Da minha postura, não abro mão. Justamente por isso que não vejo problema nenhum em falar sobre o que o adolescente quiser. Às vezes eles vêm com piadinhas, mas eu procuro achar uma moral na história. Mas tem um pessoal que parou no primeiro momento, no da linguagem. Os programas que tenho visto viraram um "auê" danado. Aliás, se você prestar atenção no pronto-socorro do meu site, vai ver que tem muita gente que não está com cabeça para fazer o que está fazendo. Então é melhor parar. Eu recebo muitas críticas de adultos dizendo: "Nossa, você é moralista." Mas o adolescente está pedindo isso. Ele me manda uma pergunta pedindo orientação.

Como quando as adolescentes lhe escrevem perguntando se sexo é amor, não é?

Elas aprendem isso, coitadas. Os pais acham que, dizendo isso, vão ajudar a controlar um pouco, vão fazê-la esperar "o homem da sua vida". Mas a adolescente se apaixona de manhã por um e de tarde por outro. E é um amor intenso.

Mas há (ou estaria faltando) espaço para se falar de amor nos cursos de educação sexual ou na mídia que se propõe a dar orientação sexual?

Amor não se discute. Amar se aprende sendo amado e não ouvindo falar de amor. Se os pais se relacionam com os filhos com amor, se a escola tem respeito por esse sentimento, a escolha é deles. Não tem jeito de falar do amor, a não ser usando a filosofia ou nossa experiência pessoal. O que é amor para você? O que é amor para mim? São coisas completamente distintas.

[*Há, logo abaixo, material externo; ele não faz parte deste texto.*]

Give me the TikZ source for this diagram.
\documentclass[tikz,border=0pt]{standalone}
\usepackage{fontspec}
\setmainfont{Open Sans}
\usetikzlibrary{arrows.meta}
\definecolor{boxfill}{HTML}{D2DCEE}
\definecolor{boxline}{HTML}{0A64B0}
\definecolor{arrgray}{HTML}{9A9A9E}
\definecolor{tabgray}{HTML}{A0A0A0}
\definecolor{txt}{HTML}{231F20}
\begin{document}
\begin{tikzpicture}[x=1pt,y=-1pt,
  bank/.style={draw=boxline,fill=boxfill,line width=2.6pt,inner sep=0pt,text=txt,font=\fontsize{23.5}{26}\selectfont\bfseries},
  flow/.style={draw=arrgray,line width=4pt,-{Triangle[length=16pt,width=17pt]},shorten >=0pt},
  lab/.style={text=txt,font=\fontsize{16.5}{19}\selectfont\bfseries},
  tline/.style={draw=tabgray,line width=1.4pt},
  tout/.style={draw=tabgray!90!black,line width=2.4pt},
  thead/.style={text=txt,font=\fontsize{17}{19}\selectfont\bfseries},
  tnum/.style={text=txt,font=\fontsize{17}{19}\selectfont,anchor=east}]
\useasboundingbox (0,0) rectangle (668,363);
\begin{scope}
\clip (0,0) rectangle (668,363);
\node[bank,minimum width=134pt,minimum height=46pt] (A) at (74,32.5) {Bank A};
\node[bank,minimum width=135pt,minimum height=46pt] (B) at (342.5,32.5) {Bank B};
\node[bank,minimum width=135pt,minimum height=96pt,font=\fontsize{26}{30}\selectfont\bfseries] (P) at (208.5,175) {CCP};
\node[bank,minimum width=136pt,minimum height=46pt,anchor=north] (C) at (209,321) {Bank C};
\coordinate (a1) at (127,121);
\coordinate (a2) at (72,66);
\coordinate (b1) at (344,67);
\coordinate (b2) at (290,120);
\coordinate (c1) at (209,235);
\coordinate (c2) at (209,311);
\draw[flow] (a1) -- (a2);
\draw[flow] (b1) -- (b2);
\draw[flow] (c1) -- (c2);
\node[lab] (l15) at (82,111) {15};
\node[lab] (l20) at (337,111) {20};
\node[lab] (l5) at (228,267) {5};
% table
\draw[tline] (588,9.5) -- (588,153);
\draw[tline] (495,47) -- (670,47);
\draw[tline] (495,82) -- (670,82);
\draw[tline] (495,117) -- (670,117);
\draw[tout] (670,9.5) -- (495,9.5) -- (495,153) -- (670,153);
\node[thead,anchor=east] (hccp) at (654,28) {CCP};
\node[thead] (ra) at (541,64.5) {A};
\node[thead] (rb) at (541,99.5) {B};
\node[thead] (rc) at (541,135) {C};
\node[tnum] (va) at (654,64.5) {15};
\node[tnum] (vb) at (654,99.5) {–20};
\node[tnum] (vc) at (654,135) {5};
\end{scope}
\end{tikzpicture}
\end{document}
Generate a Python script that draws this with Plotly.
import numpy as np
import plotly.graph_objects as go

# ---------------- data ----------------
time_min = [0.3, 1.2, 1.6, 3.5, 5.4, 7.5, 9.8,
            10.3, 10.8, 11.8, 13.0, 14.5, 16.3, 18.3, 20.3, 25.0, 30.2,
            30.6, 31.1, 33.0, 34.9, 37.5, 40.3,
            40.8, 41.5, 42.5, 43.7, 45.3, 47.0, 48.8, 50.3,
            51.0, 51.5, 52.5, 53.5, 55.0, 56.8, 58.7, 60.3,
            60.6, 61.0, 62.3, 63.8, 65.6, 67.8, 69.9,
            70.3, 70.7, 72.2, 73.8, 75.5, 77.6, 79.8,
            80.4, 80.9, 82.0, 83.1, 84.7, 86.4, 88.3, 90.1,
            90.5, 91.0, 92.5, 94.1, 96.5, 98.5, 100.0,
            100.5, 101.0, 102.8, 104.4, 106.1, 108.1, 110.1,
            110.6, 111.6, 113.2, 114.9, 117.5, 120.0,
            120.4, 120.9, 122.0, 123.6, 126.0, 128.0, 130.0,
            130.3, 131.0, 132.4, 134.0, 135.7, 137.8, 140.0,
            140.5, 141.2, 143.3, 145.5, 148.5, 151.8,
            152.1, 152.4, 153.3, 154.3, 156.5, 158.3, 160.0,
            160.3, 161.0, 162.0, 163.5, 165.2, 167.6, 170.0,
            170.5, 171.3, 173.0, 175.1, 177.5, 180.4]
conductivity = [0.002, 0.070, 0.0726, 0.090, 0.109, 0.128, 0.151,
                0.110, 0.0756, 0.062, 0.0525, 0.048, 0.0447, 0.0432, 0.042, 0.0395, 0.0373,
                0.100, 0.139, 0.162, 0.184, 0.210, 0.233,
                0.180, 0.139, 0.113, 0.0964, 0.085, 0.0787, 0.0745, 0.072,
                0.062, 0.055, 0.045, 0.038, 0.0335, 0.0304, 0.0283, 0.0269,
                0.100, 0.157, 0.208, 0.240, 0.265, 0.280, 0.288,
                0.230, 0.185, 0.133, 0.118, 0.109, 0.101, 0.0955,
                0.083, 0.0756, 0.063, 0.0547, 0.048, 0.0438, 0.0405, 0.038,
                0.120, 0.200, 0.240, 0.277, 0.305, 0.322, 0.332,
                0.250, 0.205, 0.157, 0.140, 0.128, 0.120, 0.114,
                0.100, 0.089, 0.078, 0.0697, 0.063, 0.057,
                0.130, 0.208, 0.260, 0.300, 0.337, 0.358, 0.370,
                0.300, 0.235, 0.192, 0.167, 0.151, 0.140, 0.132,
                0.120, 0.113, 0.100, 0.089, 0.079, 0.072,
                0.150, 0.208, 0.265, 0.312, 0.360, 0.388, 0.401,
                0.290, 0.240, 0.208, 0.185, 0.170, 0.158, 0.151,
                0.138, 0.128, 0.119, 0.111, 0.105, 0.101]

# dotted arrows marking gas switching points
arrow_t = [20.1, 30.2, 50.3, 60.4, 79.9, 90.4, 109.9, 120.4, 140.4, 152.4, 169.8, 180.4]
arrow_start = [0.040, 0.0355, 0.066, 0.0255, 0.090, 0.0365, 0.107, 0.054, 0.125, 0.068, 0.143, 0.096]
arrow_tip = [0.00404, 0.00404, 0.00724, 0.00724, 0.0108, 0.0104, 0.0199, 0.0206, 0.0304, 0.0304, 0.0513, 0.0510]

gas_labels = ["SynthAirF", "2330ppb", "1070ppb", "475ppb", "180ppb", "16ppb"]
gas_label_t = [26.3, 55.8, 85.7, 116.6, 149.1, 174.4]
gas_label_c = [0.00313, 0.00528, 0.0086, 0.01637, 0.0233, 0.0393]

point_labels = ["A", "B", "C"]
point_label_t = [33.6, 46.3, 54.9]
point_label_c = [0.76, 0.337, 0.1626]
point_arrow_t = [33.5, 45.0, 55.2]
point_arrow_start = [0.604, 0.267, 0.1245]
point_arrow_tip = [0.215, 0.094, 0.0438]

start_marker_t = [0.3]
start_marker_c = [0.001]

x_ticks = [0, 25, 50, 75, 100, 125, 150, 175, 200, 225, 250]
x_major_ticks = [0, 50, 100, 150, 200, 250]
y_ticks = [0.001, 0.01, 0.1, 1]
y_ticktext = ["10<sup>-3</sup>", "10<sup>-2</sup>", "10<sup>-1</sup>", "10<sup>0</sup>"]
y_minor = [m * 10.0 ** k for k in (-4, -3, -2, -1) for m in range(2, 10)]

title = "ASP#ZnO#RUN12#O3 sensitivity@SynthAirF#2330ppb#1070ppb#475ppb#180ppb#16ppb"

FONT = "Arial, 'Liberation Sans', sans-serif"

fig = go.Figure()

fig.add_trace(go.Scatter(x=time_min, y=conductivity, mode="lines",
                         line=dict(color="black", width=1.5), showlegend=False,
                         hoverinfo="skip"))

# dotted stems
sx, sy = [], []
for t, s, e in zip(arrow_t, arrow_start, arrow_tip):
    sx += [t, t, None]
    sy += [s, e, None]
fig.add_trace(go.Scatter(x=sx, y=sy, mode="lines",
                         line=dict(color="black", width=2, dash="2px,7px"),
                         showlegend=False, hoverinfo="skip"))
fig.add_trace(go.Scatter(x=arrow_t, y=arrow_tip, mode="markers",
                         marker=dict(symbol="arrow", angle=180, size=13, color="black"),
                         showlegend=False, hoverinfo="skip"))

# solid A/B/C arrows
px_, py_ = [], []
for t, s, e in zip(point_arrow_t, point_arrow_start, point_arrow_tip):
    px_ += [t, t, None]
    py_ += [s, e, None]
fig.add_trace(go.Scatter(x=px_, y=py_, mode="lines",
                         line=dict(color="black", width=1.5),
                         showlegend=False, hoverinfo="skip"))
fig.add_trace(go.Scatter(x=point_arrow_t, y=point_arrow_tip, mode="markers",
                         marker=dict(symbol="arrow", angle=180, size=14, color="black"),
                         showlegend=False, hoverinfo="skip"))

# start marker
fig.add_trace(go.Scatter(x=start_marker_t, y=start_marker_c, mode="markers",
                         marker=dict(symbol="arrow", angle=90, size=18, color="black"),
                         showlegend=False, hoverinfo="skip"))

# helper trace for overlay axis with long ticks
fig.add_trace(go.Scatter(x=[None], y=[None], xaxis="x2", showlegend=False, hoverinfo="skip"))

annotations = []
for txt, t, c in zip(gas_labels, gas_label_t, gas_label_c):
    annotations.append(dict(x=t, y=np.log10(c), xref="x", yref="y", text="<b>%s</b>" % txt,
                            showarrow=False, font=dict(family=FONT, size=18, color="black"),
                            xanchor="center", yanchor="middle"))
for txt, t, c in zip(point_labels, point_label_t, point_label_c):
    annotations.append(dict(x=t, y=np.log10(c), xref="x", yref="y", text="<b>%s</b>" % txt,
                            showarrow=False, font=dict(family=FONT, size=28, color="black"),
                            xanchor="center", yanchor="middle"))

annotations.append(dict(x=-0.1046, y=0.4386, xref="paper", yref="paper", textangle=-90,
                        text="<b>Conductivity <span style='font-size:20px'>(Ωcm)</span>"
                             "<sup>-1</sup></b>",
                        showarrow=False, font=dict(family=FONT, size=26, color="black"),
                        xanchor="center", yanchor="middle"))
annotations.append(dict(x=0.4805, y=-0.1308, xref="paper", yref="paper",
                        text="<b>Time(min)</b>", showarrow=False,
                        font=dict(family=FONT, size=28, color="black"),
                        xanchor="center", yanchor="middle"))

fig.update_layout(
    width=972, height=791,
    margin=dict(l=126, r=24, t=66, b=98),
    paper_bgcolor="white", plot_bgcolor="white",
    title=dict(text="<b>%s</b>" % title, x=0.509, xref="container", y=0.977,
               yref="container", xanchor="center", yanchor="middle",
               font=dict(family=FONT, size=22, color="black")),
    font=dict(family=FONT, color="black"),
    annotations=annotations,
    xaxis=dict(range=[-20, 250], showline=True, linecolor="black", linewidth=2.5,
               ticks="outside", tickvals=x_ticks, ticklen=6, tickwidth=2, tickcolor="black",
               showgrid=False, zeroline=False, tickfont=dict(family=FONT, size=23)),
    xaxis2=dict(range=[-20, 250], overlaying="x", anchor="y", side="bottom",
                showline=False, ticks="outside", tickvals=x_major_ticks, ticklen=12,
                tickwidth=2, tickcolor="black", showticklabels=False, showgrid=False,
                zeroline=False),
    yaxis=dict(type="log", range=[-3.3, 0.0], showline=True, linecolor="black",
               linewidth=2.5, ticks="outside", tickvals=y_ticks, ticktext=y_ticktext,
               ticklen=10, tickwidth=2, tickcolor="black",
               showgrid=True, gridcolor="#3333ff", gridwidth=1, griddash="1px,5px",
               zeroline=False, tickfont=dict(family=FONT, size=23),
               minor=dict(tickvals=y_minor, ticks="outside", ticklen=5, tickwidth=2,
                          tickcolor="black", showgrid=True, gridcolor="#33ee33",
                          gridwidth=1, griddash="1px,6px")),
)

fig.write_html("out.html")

Mas como fugir desse discurso da mídia que vê a sexualidade apenas como genitalidade?

Sexo não é genitalidade. Isso é um produto vendido pela mídia que a gente está comprando sem perceber. Agora, amor não entra na história. Não tem como você ensinar uma pessoa a ter afeto. Não tem que falar de amor, tem que amar. Aí a pessoa vai valorizar esse sentimento. Por isso, eu não acho que a mídia seja a vilã. Mais perniciosa que a presença da televisão é a ausência dos pais.

Você acha que adianta alguma coisa anunciar para que faixa etária os programas são adequados?

Eu adoraria ter uma solução. Eu ainda não sei qual é, mas acho que essa proposta já é um passo. Não existem filmes proibidos para menores de 18 anos? Então em casa também deve ter horário para assistir aos programas.